Lastly, calling the Summary() writes the model's attributes to the terminal, it no longer returns a string.

Implementing predictions

   bool              Predict(const uint num_pred,double &predictions[]);
   bool              Predict(const uint num_pred,double &in_raw[], double &predictions[]);
   bool              SaveModel(const string model_name);
   bool              LoadModel(const string model_name);
   double            BIC(void);
   double            AIC(void);

Applying a model to make predictions is implemented through two overloaded methods named Predict(). Both take as input two similar inputs:

  • num_pred - This integer value defines the number of predictions desired.
  • predictions - Is a double type array where the predicted values are output.
//+------------------------------------------------------------------+
//|                                                                  |
//+------------------------------------------------------------------+
bool CArima::Predict(const uint num_pred,double &predictions[])
  {
   if(!num_pred)
     {
      Print("Invalid number of predictions");
      return false;
     }

   if(!m_istrained || !m_insize)
     {
      ZeroMemory(predictions);
      if(m_istrained)
         Print("Model not trained");
      else
         Print("No input data available to make predictions");
      return false;
     }

   ArrayResize(m_differenced,ArraySize(m_differenced)+num_pred,num_pred);

   ArrayResize(m_innovation,ArraySize(m_differenced));

   evaluate(num_pred);

   if(m_diff_order)
     {
      double raw[];
      integrate(m_differenced,m_leads,raw);
      ArrayPrint(raw,_Digits,NULL,m_insize-5);
      ArrayCopy(predictions,raw,0,m_insize+m_diff_order);
      ArrayFree(raw);
     }
   else
      ArrayCopy(predictions,m_differenced,0,m_insize);

   return true;
  }

The Predict methods differ  in terms of the number of function parameters.The first method requiring two parameters is used to make predictions based on the training data used to derive the model's optimal coefficients.

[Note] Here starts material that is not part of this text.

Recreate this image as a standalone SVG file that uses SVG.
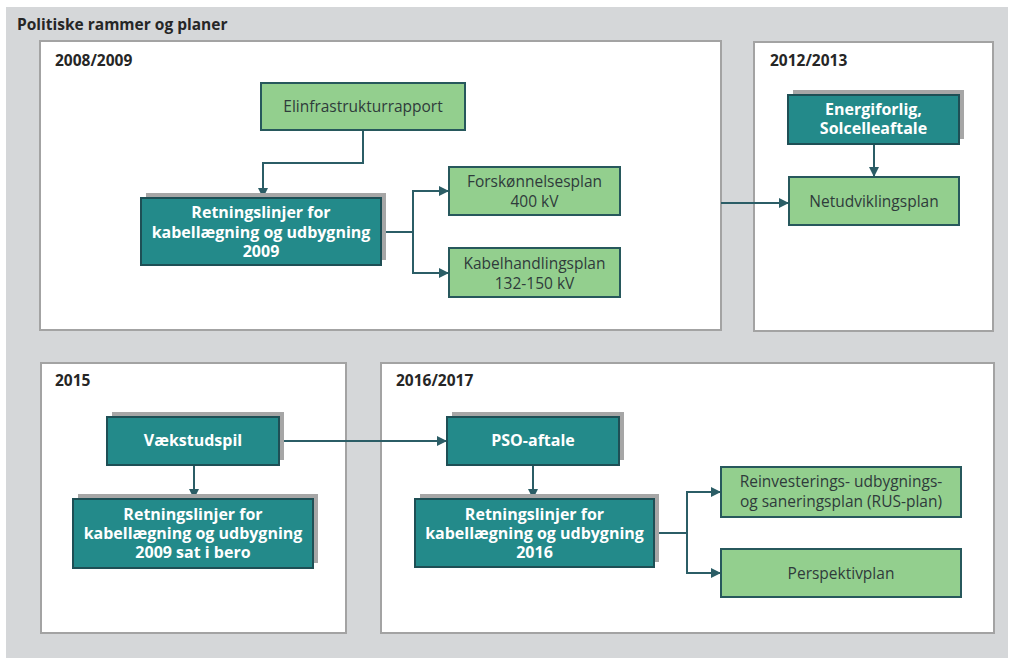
<svg xmlns="http://www.w3.org/2000/svg" width="1014" height="660" viewBox="0 0 1014 660">
<style>
.bg{fill:#d5d7d9}
.panel{fill:#ffffff;stroke:#a3a3a3;stroke-width:2}
.ptitle{font-family:"Open Sans","Liberation Sans",sans-serif;font-weight:bold;font-size:15.5px;fill:#262626}
.teal{fill:#238a8a;stroke:#1e4f55;stroke-width:2}
.shadow{fill:#a6a6a6}
.green{fill:#93cf8e;stroke:#27585c;stroke-width:2}
.tw{font-family:"Open Sans","Liberation Sans",sans-serif;font-weight:bold;font-size:16px;fill:#ffffff;text-anchor:middle}
.tg{font-family:"Open Sans","Liberation Sans",sans-serif;font-size:15.5px;fill:#2f3b3b;text-anchor:middle}
.conn{fill:none;stroke:#2b5d66;stroke-width:2}
</style>
<defs>
<marker id="arr" viewBox="0 0 10 10" refX="10" refY="5" markerWidth="10" markerHeight="10" markerUnits="userSpaceOnUse" orient="auto">
<path d="M0,0 L10,5 L0,10 Z" fill="#2b5d66"/>
</marker>
</defs>
<rect class="bg" x="6" y="7" width="1002" height="651"/>
<text class="ptitle" x="17" y="30">Politiske rammer og planer</text>

<g id="panel-2008">
<rect class="panel" x="40" y="41" width="681" height="289"/>
<text class="ptitle" x="55" y="66">2008/2009</text>
</g>
<g id="panel-2012">
<rect class="panel" x="754" y="42" width="239" height="289"/>
<text class="ptitle" x="770" y="66">2012/2013</text>
</g>
<g id="panel-2015">
<rect class="panel" x="41" y="363" width="305" height="270"/>
<text class="ptitle" x="55" y="386">2015</text>
</g>
<g id="panel-2016">
<rect class="panel" x="381" y="363" width="613" height="270"/>
<text class="ptitle" x="396" y="386">2016/2017</text>
</g>

<g id="connectors">
<path class="conn" d="M363,130 V163 H263 V198" marker-end="url(#arr)"/>
<path class="conn" d="M381,232 H413 V191 H449" marker-end="url(#arr)"/>
<path class="conn" d="M413,232 V273 H449" marker-end="url(#arr)"/>
<path class="conn" d="M721,203 H789" marker-end="url(#arr)"/>
<path class="conn" d="M874,144 V177" marker-end="url(#arr)"/>
<path class="conn" d="M194,465 V499" marker-end="url(#arr)"/>
<path class="conn" d="M279,441 H447" marker-end="url(#arr)"/>
<path class="conn" d="M533,465 V499" marker-end="url(#arr)"/>
<path class="conn" d="M654,533 H687 V492 H721" marker-end="url(#arr)"/>
<path class="conn" d="M687,533 V573 H721" marker-end="url(#arr)"/>
</g>

<g id="elinfra">
<rect class="green" x="261" y="83" width="204" height="47"/>
<text class="tg" x="363" y="112">Elinfrastrukturrapport</text>
</g>
<g id="retning2009">
<rect class="shadow" x="146" y="193" width="240" height="67"/>
<rect class="teal" x="141" y="198" width="240" height="67"/>
<text class="tw" x="261" y="218">Retningslinjer for</text>
<text class="tw" x="261" y="238">kabellægning og udbygning</text>
<text class="tw" x="261" y="257">2009</text>
</g>
<g id="forskonnelse">
<rect class="green" x="449" y="167" width="171" height="48"/>
<text class="tg" x="534.5" y="187">Forskønnelsesplan</text>
<text class="tg" x="534.5" y="207">400 kV</text>
</g>
<g id="kabelhandling">
<rect class="green" x="449" y="248" width="171" height="49"/>
<text class="tg" x="534.5" y="269">Kabelhandlingsplan</text>
<text class="tg" x="534.5" y="289">132-150 kV</text>
</g>
<g id="energiforlig">
<rect class="shadow" x="793" y="90" width="171" height="49"/>
<rect class="teal" x="788" y="95" width="171" height="49"/>
<text class="tw" x="873.5" y="115">Energiforlig,</text>
<text class="tw" x="873.5" y="134">Solcelleaftale</text>
</g>
<g id="netudvikling">
<rect class="green" x="789" y="177" width="170" height="48"/>
<text class="tg" x="874" y="207">Netudviklingsplan</text>
</g>
<g id="vaekstudspil">
<rect class="shadow" x="112" y="412" width="172" height="48"/>
<rect class="teal" x="107" y="417" width="172" height="48"/>
<text class="tw" x="193" y="446">Vækstudspil</text>
</g>
<g id="retning-bero">
<rect class="shadow" x="78" y="494" width="240" height="69"/>
<rect class="teal" x="73" y="499" width="240" height="69"/>
<text class="tw" x="193" y="520">Retningslinjer for</text>
<text class="tw" x="193" y="539">kabellægning og udbygning</text>
<text class="tw" x="193" y="558">2009 sat i bero</text>
</g>
<g id="pso">
<rect class="shadow" x="452" y="412" width="172" height="48"/>
<rect class="teal" x="447" y="417" width="172" height="48"/>
<text class="tw" x="533" y="446">PSO-aftale</text>
</g>
<g id="retning2016">
<rect class="shadow" x="420" y="494" width="239" height="68"/>
<rect class="teal" x="415" y="499" width="239" height="68"/>
<text class="tw" x="534.5" y="520">Retningslinjer for</text>
<text class="tw" x="534.5" y="539">kabellægning og udbygning</text>
<text class="tw" x="534.5" y="558">2016</text>
</g>
<g id="rus">
<rect class="green" x="721" y="467" width="240" height="50"/>
<text class="tg" x="841" y="487">Reinvesterings- udbygnings-</text>
<text class="tg" x="841" y="507">og saneringsplan (RUS-plan)</text>
</g>
<g id="perspektiv">
<rect class="green" x="721" y="549" width="240" height="48"/>
<text class="tg" x="841" y="579">Perspektivplan</text>
</g>
</svg>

//+------------------------------------------------------------------+
//|                                                                  |
//+------------------------------------------------------------------+
bool CArima::Predict(const uint num_pred,double &in_raw[],double &predictions[])
  {
   if(!num_pred)
     {
      Print("Invalid number of predictions");
      return false;
     }

   if(!m_istrained)
     {
      ZeroMemory(predictions);
      Print("Model not trained");
      return false;
     }

   int numofinputs=0;

   if(m_ar_order)
      numofinputs+=(int)GetMaxArLag();
   if(m_ma_order)
      numofinputs+=int(GetMaxMaLag()*m_infactor);
   if(m_diff_order)
      numofinputs+=(int)m_diff_order;

   if(in_raw.Size()<(uint)numofinputs)
     {
      ZeroMemory(predictions);
      Print("Input dataset size inadequate. Size required: ",numofinputs);
      return false;
     }

   ZeroMemory(m_differenced);

   if(m_diff_order)
     {
      difference(m_diff_order,in_raw,m_differenced,m_leads);
      m_insize=m_differenced.Size();
     }
   else
     {
      m_insize=in_raw.Size();
      ArrayCopy(m_differenced,in_raw);
     }


   if(m_differenced.Size()!=(m_insize+num_pred))
      ArrayResize(m_differenced,m_insize+num_pred,num_pred);

   ArrayFill(m_differenced,m_insize,num_pred,0.0);

   if(m_innovation.Size()!=m_insize+num_pred)
      ArrayResize(m_innovation,ArraySize(m_differenced));

   ArrayInitialize(m_innovation,0.0);

   evaluate(num_pred);

   if(m_diff_order)
     {
      double raw[];
      integrate(m_differenced,m_leads,raw);
      ArrayCopy(predictions,raw,0,m_insize+m_diff_order);
      ArrayFree(raw);
     }
   else
      ArrayCopy(predictions,m_differenced,0,m_insize);

   return true;

  }


The second Predict method requires a third input parameter array which should contain the series of inputs to be used to calculate the predictions. Both methods return a boolean balue and also make use of the private evaluate function.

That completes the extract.